COLLECTED DATA =>
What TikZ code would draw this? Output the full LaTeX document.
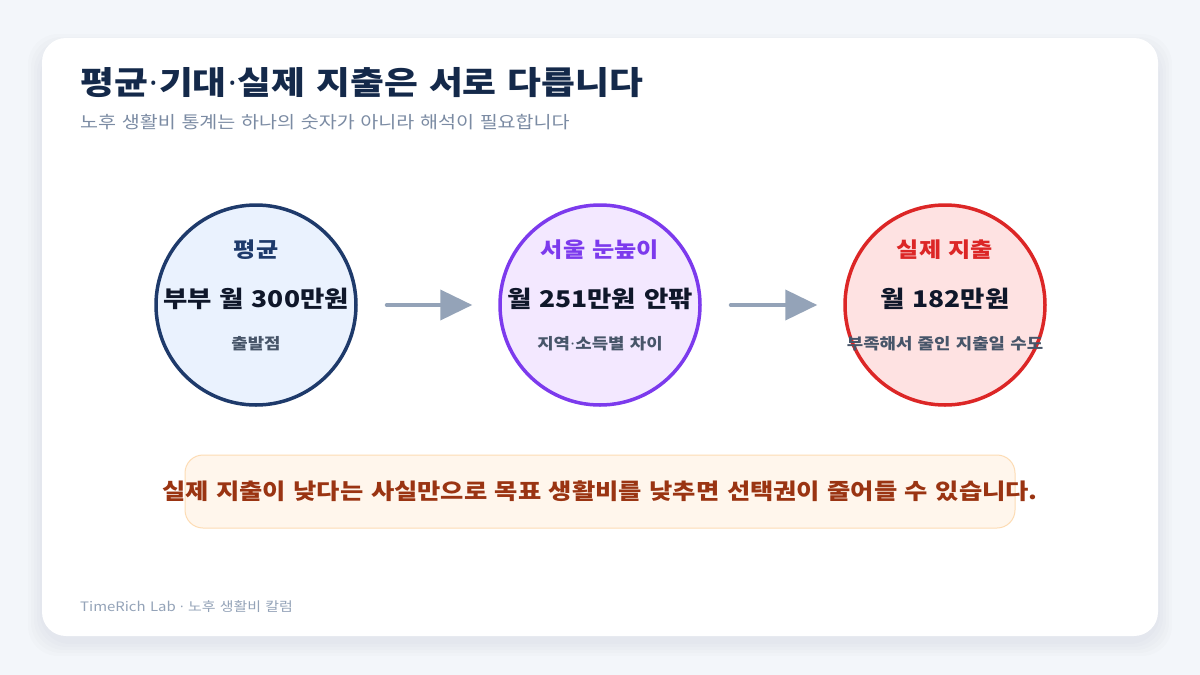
\documentclass[tikz,border=0pt]{standalone}
\usepackage{fontspec}
\setmainfont{Noto Sans CJK KR}[FakeStretch=1.15, WordSpace=1.3]
\newfontfamily\dotfont{Noto Sans}
\newcommand{\middot}{\kern0.04em{\dotfont ·}\kern0.04em}
\usetikzlibrary{arrows.meta}
\definecolor{pagebg}{HTML}{F3F6FA}
\definecolor{navy}{HTML}{14294A}
\definecolor{slate}{HTML}{475569}
\definecolor{mist}{HTML}{7B8BA3}
\definecolor{ink}{HTML}{0F172A}
\definecolor{flowgray}{HTML}{94A3B8}
\definecolor{avgline}{HTML}{1E3A6B}
\definecolor{avgfill}{HTML}{EAF2FE}
\definecolor{seoulline}{HTML}{7C3AED}
\definecolor{seoulfill}{HTML}{F3E8FF}
\definecolor{realline}{HTML}{DC2626}
\definecolor{realfill}{HTML}{FEE2E2}
\definecolor{notefill}{HTML}{FFF6EC}
\definecolor{noteline}{HTML}{FDDCB4}
\definecolor{notetext}{HTML}{9A3412}
\tikzset{
            stage/.style={circle, draw, line width=3.5pt, minimum size=200pt, inner sep=0pt},
            tag/.style={anchor=base, font=\bfseries\fontsize{21}{24}\selectfont},
            amount/.style={anchor=base, text=ink, font=\bfseries\fontsize{23}{28}\selectfont},
            remark/.style={anchor=base, text=slate, font=\bfseries\fontsize{15.5}{18}\selectfont},
            flow/.style={draw=flowgray, line width=4pt, line cap=round,
                -{Triangle[length=32pt,width=30pt]}, shorten <=29pt, shorten >=26pt}
        }

\begin{document}
\begin{tikzpicture}[
                    x=1pt, y=-1pt,
                    every node/.style={inner sep=0pt}
                    ]
                \useasboundingbox (0,0) rectangle (1200,675);
                \fill[pagebg] (0,0) rectangle (1200,675);
                \foreach \s in {2,5,8,11,14}
                    \fill[navy, opacity=0.012, rounded corners=30pt]
                        (42-\s,38-\s+10) rectangle (1158+\s,636+\s+6);
                \fill[white, rounded corners=24pt] (42,38) rectangle (1158,636);

                \node[anchor=base west, text=navy, font=\bfseries\fontsize{32}{38}\selectfont]
                    (title) at (80,94) {평균\middot 기대\middot 실제 지출은 서로 다릅니다};
                \node[anchor=base west, text=mist, font=\fontsize{17}{20}\selectfont]
                    (subtitle) at (80,128) {노후 생활비 통계는 하나의 숫자가 아니라 해석이 필요합니다};

                \node[stage, draw=avgline, fill=avgfill] (avg) at (256,305) {};
                \node[stage, draw=seoulline, fill=seoulfill] (seoul) at (600,305) {};
                \node[stage, draw=realline, fill=realfill] (real) at (945,305) {};

                \node[tag, text=avgline] (avgtag) at ([yshift=48pt]avg.center) {평균};
                \node[amount] (avgval) at ([yshift=-2pt]avg.center) {부부 월 300만원};
                \node[remark] (avgnote) at ([yshift=-44pt]avg.center) {출발점};

                \node[tag, text=seoulline] (seoultag) at ([yshift=48pt]seoul.center) {서울 눈높이};
                \node[amount] (seoulval) at ([yshift=-2pt]seoul.center) {월 251만원 안팎};
                \node[remark] (seoulnote) at ([yshift=-44pt]seoul.center) {지역\middot 소득별 차이};

                \node[tag, text=realline] (realtag) at ([yshift=48pt]real.center) {실제 지출};
                \node[amount] (realval) at ([yshift=-2pt]real.center) {월 182만원};
                \node[remark] (realnote) at ([yshift=-44pt]real.center) {부족해서 줄인 지출일 수도};

                \draw[flow] (avg) -- (seoul);
                \draw[flow] (seoul) -- (real);

                \node[draw=noteline, fill=notefill, line width=1pt, rounded corners=18pt,
                    minimum width=830pt, minimum height=73pt] (notebox) at (600,491.5) {};
                \node[text=notetext, font=\bfseries\fontsize{22}{26}\selectfont]
                    (notemsg) at (notebox.center) {실제 지출이 낮다는 사실만으로 목표 생활비를 낮추면 선택권이 줄어들 수 있습니다.};

                \node[anchor=base west, text=flowgray, font=\fontsize{13}{16}\selectfont]
                    (footer) at (80,611) {TimeRich Lab {\dotfont ·} 노후 생활비 칼럼};
            \end{tikzpicture}
\end{document}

AIM => Your copy of the data should match it exactly, except that pictures are left out.

SOLUTION FOR THIS TASK =>
What TikZ code would draw this? Output the full LaTeX document.
\documentclass[tikz,border=0pt]{standalone}
\usepackage{fontspec}
\setmainfont{Noto Sans CJK KR}[FakeStretch=1.15, WordSpace=1.3]
\newfontfamily\dotfont{Noto Sans}
\newcommand{\middot}{\kern0.04em{\dotfont ·}\kern0.04em}
\usetikzlibrary{arrows.meta}
\definecolor{pagebg}{HTML}{F3F6FA}
\definecolor{navy}{HTML}{14294A}
\definecolor{slate}{HTML}{475569}
\definecolor{mist}{HTML}{7B8BA3}
\definecolor{ink}{HTML}{0F172A}
\definecolor{flowgray}{HTML}{94A3B8}
\definecolor{avgline}{HTML}{1E3A6B}
\definecolor{avgfill}{HTML}{EAF2FE}
\definecolor{seoulline}{HTML}{7C3AED}
\definecolor{seoulfill}{HTML}{F3E8FF}
\definecolor{realline}{HTML}{DC2626}
\definecolor{realfill}{HTML}{FEE2E2}
\definecolor{notefill}{HTML}{FFF6EC}
\definecolor{noteline}{HTML}{FDDCB4}
\definecolor{notetext}{HTML}{9A3412}
\tikzset{
            stage/.style={circle, draw, line width=3.5pt, minimum size=200pt, inner sep=0pt},
            tag/.style={anchor=base, font=\bfseries\fontsize{21}{24}\selectfont},
            amount/.style={anchor=base, text=ink, font=\bfseries\fontsize{23}{28}\selectfont},
            remark/.style={anchor=base, text=slate, font=\bfseries\fontsize{15.5}{18}\selectfont},
            flow/.style={draw=flowgray, line width=4pt, line cap=round,
                -{Triangle[length=32pt,width=30pt]}, shorten <=29pt, shorten >=26pt}
        }

\begin{document}
\begin{tikzpicture}[
                    x=1pt, y=-1pt,
                    every node/.style={inner sep=0pt}
                    ]
                \useasboundingbox (0,0) rectangle (1200,675);
                \fill[pagebg] (0,0) rectangle (1200,675);
                \foreach \s in {2,5,8,11,14}
                    \fill[navy, opacity=0.012, rounded corners=30pt]
                        (42-\s,38-\s+10) rectangle (1158+\s,636+\s+6);
                \fill[white, rounded corners=24pt] (42,38) rectangle (1158,636);

                \node[anchor=base west, text=navy, font=\bfseries\fontsize{32}{38}\selectfont]
                    (title) at (80,94) {평균\middot 기대\middot 실제 지출은 서로 다릅니다};
                \node[anchor=base west, text=mist, font=\fontsize{17}{20}\selectfont]
                    (subtitle) at (80,128) {노후 생활비 통계는 하나의 숫자가 아니라 해석이 필요합니다};

                \node[stage, draw=avgline, fill=avgfill] (avg) at (256,305) {};
                \node[stage, draw=seoulline, fill=seoulfill] (seoul) at (600,305) {};
                \node[stage, draw=realline, fill=realfill] (real) at (945,305) {};

                \node[tag, text=avgline] (avgtag) at ([yshift=48pt]avg.center) {평균};
                \node[amount] (avgval) at ([yshift=-2pt]avg.center) {부부 월 300만원};
                \node[remark] (avgnote) at ([yshift=-44pt]avg.center) {출발점};

                \node[tag, text=seoulline] (seoultag) at ([yshift=48pt]seoul.center) {서울 눈높이};
                \node[amount] (seoulval) at ([yshift=-2pt]seoul.center) {월 251만원 안팎};
                \node[remark] (seoulnote) at ([yshift=-44pt]seoul.center) {지역\middot 소득별 차이};

                \node[tag, text=realline] (realtag) at ([yshift=48pt]real.center) {실제 지출};
                \node[amount] (realval) at ([yshift=-2pt]real.center) {월 182만원};
                \node[remark] (realnote) at ([yshift=-44pt]real.center) {부족해서 줄인 지출일 수도};

                \draw[flow] (avg) -- (seoul);
                \draw[flow] (seoul) -- (real);

                \node[draw=noteline, fill=notefill, line width=1pt, rounded corners=18pt,
                    minimum width=830pt, minimum height=73pt] (notebox) at (600,491.5) {};
                \node[text=notetext, font=\bfseries\fontsize{22}{26}\selectfont]
                    (notemsg) at (notebox.center) {실제 지출이 낮다는 사실만으로 목표 생활비를 낮추면 선택권이 줄어들 수 있습니다.};

                \node[anchor=base west, text=flowgray, font=\fontsize{13}{16}\selectfont]
                    (footer) at (80,611) {TimeRich Lab {\dotfont ·} 노후 생활비 칼럼};
            \end{tikzpicture}
\end{document}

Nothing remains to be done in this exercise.